Scan the records and identify every line in which the string "Python" occurs, then return those lines.
**** Data for this task ****
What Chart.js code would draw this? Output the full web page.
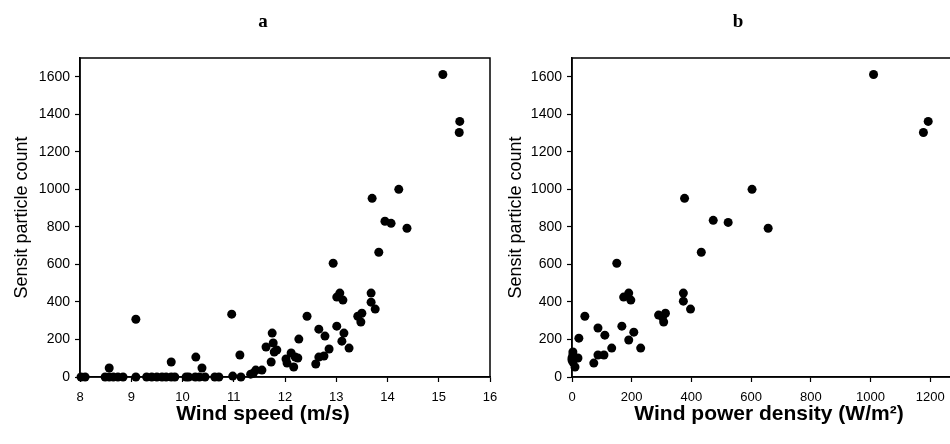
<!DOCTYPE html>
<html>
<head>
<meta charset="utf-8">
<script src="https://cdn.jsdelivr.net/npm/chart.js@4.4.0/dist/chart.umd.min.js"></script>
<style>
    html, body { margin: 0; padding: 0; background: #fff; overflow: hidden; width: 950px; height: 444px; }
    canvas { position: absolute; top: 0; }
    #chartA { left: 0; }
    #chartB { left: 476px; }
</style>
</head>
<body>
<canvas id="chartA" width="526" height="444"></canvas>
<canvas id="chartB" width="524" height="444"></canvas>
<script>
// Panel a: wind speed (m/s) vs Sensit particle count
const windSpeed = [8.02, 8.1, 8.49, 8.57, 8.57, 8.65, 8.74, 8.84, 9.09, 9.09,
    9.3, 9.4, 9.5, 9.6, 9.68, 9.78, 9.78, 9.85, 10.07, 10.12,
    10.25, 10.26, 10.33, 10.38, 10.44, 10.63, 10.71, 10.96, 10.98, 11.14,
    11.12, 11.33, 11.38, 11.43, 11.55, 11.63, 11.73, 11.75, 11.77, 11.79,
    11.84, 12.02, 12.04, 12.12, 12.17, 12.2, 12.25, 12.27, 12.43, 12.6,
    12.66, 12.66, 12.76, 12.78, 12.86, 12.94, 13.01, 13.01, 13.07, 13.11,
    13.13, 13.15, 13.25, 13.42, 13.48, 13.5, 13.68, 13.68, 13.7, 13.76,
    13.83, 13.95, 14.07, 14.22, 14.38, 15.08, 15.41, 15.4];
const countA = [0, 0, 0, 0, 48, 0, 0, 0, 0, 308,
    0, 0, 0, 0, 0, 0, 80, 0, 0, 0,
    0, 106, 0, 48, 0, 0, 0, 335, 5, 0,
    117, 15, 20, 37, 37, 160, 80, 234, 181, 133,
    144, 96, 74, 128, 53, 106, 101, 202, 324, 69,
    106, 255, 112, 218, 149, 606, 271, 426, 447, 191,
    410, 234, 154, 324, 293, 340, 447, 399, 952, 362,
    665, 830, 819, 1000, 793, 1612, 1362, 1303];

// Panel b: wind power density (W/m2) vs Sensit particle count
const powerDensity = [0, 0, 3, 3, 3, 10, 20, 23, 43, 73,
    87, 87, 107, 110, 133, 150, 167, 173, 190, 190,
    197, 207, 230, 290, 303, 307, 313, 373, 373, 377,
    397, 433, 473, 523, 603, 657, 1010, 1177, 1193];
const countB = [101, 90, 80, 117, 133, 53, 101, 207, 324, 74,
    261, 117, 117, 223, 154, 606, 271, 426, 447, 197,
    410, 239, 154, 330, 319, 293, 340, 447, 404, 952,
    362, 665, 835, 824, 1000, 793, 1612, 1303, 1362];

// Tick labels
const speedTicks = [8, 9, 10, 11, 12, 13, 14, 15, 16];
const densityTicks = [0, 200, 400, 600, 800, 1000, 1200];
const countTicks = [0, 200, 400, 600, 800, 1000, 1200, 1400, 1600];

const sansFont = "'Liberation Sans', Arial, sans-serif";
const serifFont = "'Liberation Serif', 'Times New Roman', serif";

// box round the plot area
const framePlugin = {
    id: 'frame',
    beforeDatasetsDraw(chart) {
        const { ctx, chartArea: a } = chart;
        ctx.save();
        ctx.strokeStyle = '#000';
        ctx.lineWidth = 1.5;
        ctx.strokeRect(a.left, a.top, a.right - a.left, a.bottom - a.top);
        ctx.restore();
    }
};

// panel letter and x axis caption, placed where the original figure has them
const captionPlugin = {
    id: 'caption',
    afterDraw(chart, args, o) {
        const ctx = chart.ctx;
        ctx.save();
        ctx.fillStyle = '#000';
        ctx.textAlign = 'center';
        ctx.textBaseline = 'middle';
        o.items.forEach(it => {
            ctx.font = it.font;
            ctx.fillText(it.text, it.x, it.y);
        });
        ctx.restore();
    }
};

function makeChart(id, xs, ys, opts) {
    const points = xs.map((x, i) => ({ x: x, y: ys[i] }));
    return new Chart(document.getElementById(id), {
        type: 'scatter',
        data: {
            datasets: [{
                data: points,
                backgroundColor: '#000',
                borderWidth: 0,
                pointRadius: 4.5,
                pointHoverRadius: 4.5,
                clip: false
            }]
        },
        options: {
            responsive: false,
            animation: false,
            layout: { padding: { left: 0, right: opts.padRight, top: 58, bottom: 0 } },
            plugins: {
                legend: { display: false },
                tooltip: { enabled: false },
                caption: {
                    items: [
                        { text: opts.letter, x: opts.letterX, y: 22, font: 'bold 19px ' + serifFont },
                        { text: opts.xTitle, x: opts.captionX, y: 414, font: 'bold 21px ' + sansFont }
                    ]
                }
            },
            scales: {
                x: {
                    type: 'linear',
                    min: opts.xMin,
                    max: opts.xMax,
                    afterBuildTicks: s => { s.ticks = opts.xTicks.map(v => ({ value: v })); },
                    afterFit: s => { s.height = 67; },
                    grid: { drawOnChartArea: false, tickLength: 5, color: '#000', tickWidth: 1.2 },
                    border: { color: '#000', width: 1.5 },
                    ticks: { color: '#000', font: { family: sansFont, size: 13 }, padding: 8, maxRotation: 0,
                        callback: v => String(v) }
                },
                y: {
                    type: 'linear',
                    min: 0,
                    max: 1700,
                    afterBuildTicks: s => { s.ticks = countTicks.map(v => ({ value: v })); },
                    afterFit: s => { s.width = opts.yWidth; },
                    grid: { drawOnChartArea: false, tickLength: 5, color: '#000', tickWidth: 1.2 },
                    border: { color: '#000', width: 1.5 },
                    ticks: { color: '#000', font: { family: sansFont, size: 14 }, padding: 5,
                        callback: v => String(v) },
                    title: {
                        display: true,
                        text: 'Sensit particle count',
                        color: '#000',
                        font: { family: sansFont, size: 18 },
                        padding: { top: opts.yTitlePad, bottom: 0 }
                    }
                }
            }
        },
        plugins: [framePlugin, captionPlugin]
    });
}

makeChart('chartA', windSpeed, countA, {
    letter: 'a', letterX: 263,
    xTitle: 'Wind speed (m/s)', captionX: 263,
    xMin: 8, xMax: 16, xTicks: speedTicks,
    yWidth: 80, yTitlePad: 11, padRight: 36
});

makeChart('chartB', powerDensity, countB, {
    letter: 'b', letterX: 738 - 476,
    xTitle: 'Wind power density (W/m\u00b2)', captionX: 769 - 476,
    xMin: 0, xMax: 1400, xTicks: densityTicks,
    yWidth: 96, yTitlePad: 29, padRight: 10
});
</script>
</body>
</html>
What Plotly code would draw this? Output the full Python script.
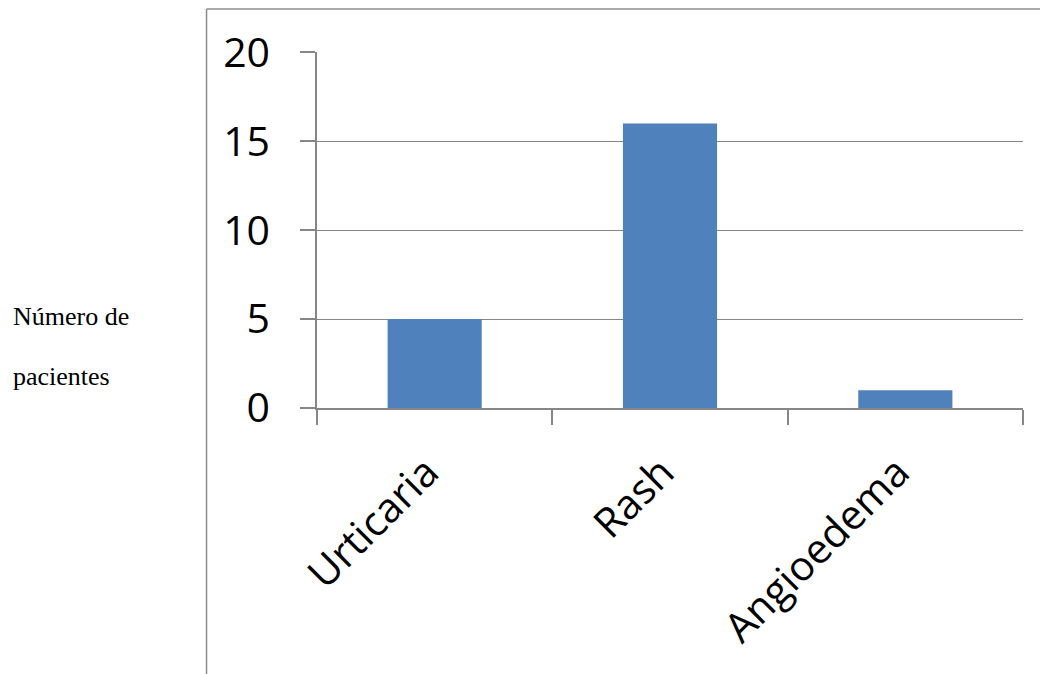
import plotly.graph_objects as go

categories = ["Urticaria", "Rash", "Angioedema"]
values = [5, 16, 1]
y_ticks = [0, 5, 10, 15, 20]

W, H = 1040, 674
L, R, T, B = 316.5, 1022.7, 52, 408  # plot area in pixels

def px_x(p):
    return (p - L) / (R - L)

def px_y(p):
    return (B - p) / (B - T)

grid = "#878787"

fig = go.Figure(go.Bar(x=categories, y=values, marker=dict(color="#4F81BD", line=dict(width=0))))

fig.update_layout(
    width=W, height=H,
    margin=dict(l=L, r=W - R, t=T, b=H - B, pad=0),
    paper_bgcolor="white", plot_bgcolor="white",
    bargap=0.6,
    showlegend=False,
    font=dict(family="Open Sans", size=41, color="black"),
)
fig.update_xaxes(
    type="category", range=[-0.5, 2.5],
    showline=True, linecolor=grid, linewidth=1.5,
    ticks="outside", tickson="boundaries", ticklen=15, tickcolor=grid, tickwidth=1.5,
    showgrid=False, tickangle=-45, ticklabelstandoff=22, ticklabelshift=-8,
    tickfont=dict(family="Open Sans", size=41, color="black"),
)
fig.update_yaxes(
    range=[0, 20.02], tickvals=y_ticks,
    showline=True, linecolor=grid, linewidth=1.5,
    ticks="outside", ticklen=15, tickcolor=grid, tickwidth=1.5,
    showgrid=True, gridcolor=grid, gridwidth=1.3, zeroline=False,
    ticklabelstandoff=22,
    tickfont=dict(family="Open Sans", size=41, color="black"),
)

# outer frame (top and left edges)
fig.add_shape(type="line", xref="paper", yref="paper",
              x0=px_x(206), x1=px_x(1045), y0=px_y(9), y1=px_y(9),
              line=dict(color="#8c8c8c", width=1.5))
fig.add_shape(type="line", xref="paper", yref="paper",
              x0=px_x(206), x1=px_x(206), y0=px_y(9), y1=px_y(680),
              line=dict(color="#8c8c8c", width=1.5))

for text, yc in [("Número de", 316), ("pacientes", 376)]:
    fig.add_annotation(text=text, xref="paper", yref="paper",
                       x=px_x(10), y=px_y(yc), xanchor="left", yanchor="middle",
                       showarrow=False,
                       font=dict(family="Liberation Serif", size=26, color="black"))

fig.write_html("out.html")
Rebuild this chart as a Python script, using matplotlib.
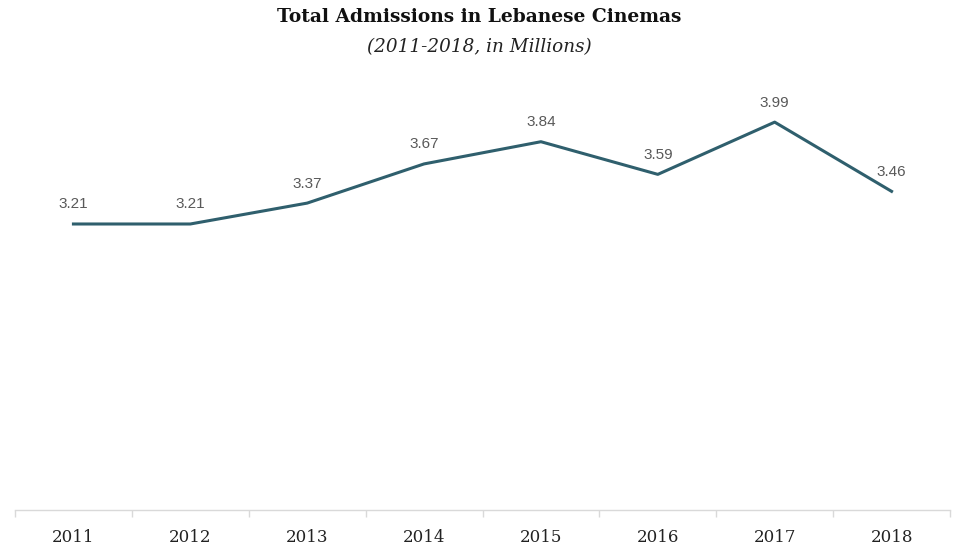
****
Response ▸
What Plotly code would draw this? Output the full Python script.
Rebuild this chart as a Python script, using matplotlib.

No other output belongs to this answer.